Jefferson water project nearing completion
LINDEN &045; An expansion project to extend water to the Jefferson community has been on hold since preliminary water tests have not yielded acceptable results.
Tests of the water, which is being routed from Demopolis on to Jefferson and Myrtlewood, have shown that a traditional chlorine gas setup to clean the it has not produced adequate water quality to begin hooking up residences to the new system.
McKinney proposed a 55-gallon tank that will hold hydro chlorite, a liquid form of chlorine, which will be pumped through the water to sanitize it. The tank will be housed in a pump house on Tosco Road, once the county can secure deeds on a 20-by-30-foot piece of property. The addition will cost $23,950 and will come from the project’s contingency fund.
Commissioners approved the proposal, and McKinney hopes to begin hooking up water lines within a month.
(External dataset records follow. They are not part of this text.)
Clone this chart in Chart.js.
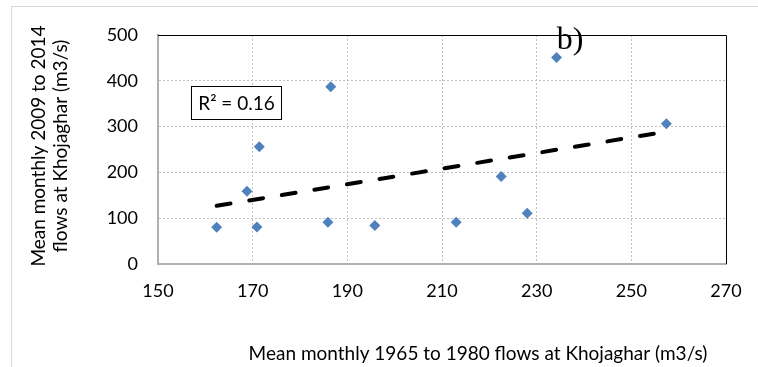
<!DOCTYPE html>
<html><head><meta charset="utf-8">
<script src="https://cdn.jsdelivr.net/npm/chart.js@4.4.1/dist/chart.umd.min.js"></script>
<style>html,body{margin:0;padding:0;background:#fff;}#wrap{width:758px;height:367px;position:relative;}</style>
</head><body><div id="wrap"><canvas id="c" width="758" height="367"></canvas></div>
<script>
// Data
const xValues = [162.4, 168.8, 171.4, 170.9, 185.9, 186.5, 195.8, 213.0, 222.5, 228.0, 234.2, 257.4];
const yValues = [80, 159, 256, 81, 91, 387, 84, 91, 191, 111, 451, 306];
const trendX = [162.4, 257.4];
const trendY = [127, 289];
const xTicks = [150, 170, 190, 210, 230, 250, 270];
const yTicks = [0, 100, 200, 300, 400, 500];
const xTitle = 'Mean monthly 1965 to 1980 flows at Khojaghar (m3/s)';
const yTitleLines = ['Mean monthly 2009 to 2014', 'flows at Khojaghar (m3/s)'];
const r2Label = 'R² = 0.16';
const panelLabel = 'b)';

const FONT = 'Lato, "Open Sans", sans-serif';

const deco = {
  id: 'deco',
  beforeDraw(chart) {
    const ctx = chart.ctx;
    ctx.save();
    ctx.fillStyle = '#fff';
    ctx.fillRect(0, 0, chart.width, chart.height);
    ctx.strokeStyle = '#d9d9d9';
    ctx.lineWidth = 1;
    ctx.strokeRect(11.5, 6.5, chart.width + 20, chart.height + 20);
    ctx.restore();
  },
  afterDatasetsDraw(chart) {
    const ctx = chart.ctx;
    const a = chart.chartArea;
    ctx.save();
    // top and right plot border
    ctx.strokeStyle = '#000';
    ctx.lineWidth = 1;
    ctx.beginPath();
    ctx.moveTo(a.left, a.top + 0.5);
    ctx.lineTo(a.right + 0.5, a.top + 0.5);
    ctx.lineTo(a.right + 0.5, a.bottom);
    ctx.stroke();
    // R2 box
    ctx.fillStyle = '#fff';
    ctx.fillRect(191, 86, 90, 33);
    ctx.strokeStyle = '#000';
    ctx.strokeRect(191.5, 86.5, 90, 33);
    ctx.fillStyle = '#000';
    ctx.font = '19px ' + FONT;
    ctx.textAlign = 'center';
    ctx.textBaseline = 'alphabetic';
    ctx.fillText(r2Label, 236.5, 110);
    // panel label
    ctx.font = '32px "Liberation Serif", "DejaVu Serif", serif';
    ctx.fillText(panelLabel, 570, 49);
    // axis titles
    ctx.font = '19px ' + FONT;
    ctx.fillText(xTitle, 478, 360);
    ctx.save();
    ctx.translate(45, 146);
    ctx.rotate(-Math.PI / 2);
    ctx.fillText(yTitleLines[0], 0, 0);
    ctx.restore();
    ctx.save();
    ctx.translate(67, 146);
    ctx.rotate(-Math.PI / 2);
    ctx.fillText(yTitleLines[1], 0, 0);
    ctx.restore();
    ctx.restore();
  }
};

new Chart(document.getElementById('c'), {
  type: 'scatter',
  data: {
    datasets: [
      {
        type: 'line',
        data: trendX.map((x, i) => ({ x, y: trendY[i] })),
        borderColor: '#000',
        borderWidth: 4,
        borderDash: [14, 19],
        borderCapStyle: 'round',
        pointRadius: 0,
        fill: false,
        order: 1
      },
      {
        data: xValues.map((x, i) => ({ x, y: yValues[i] })),
        pointStyle: 'rectRot',
        pointRadius: 5.5,
        backgroundColor: '#4f81bd',
        borderColor: '#4f81bd',
        borderWidth: 0,
        order: 0
      }
    ]
  },
  plugins: [deco],
  options: {
    responsive: false,
    animation: false,
    events: [],
    layout: { padding: { left: 12, top: 35, right: 32, bottom: 0 } },
    plugins: { legend: { display: false }, tooltip: { enabled: false } },
    scales: {
      x: {
        type: 'linear', min: 150, max: 270,
        afterBuildTicks: s => { s.ticks = xTicks.map(v => ({ value: v })); },
        afterFit: s => { s.height = 103; },
        grid: { color: '#c0c0c0', lineWidth: 1, drawTicks: false },
        border: { color: '#b0b0b0', width: 2, dash: [2, 2] },
        ticks: { padding: 16, color: '#000', font: { family: FONT, size: 18 }, maxRotation: 0 }
      },
      y: {
        type: 'linear', min: 0, max: 500,
        afterBuildTicks: s => { s.ticks = yTicks.map(v => ({ value: v })); },
        afterFit: s => { s.width = 146; },
        grid: { color: '#c0c0c0', lineWidth: 1, drawTicks: false },
        border: { color: '#b0b0b0', width: 2, dash: [2, 2] },
        ticks: { padding: 20, color: '#000', font: { family: FONT, size: 18 } }
      }
    }
  }
});
</script></body></html>
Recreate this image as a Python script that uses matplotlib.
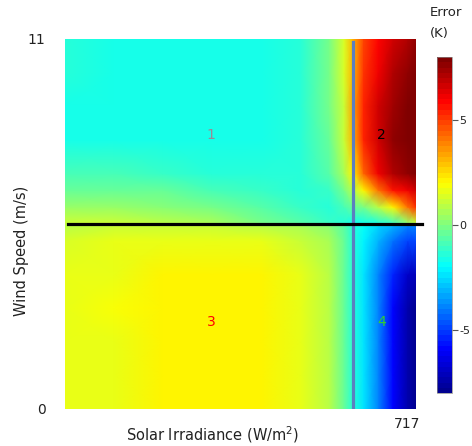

At present, he said there are approximately 230 residences that have signed up to be hooked into the new system.
The project has been ongoing since 2005, when the county commission and the Town of Myrtlewood began applying for funding sources for the $3.3 million project. The Marengo County Commission applied for funding through the Alabama Department of Economic and Community Affairs, while the Town of Myrtlewood sought funding through the United States Department of Agriculture Rural Development Agency.
The County Commission was able to secure a $600,000 grant and also provide $25,000 of funds for the project. The Town of Myrtlewood was able to borrow $1.3 million and also received a USDA grant for $1.4 million.
When the system is operational, Myrtlewood will purchase water from Demopolis through the Springhill water tower on U.S. Highway 43. The pipeline extends down County Roads 19 and 21 until State Highway 28.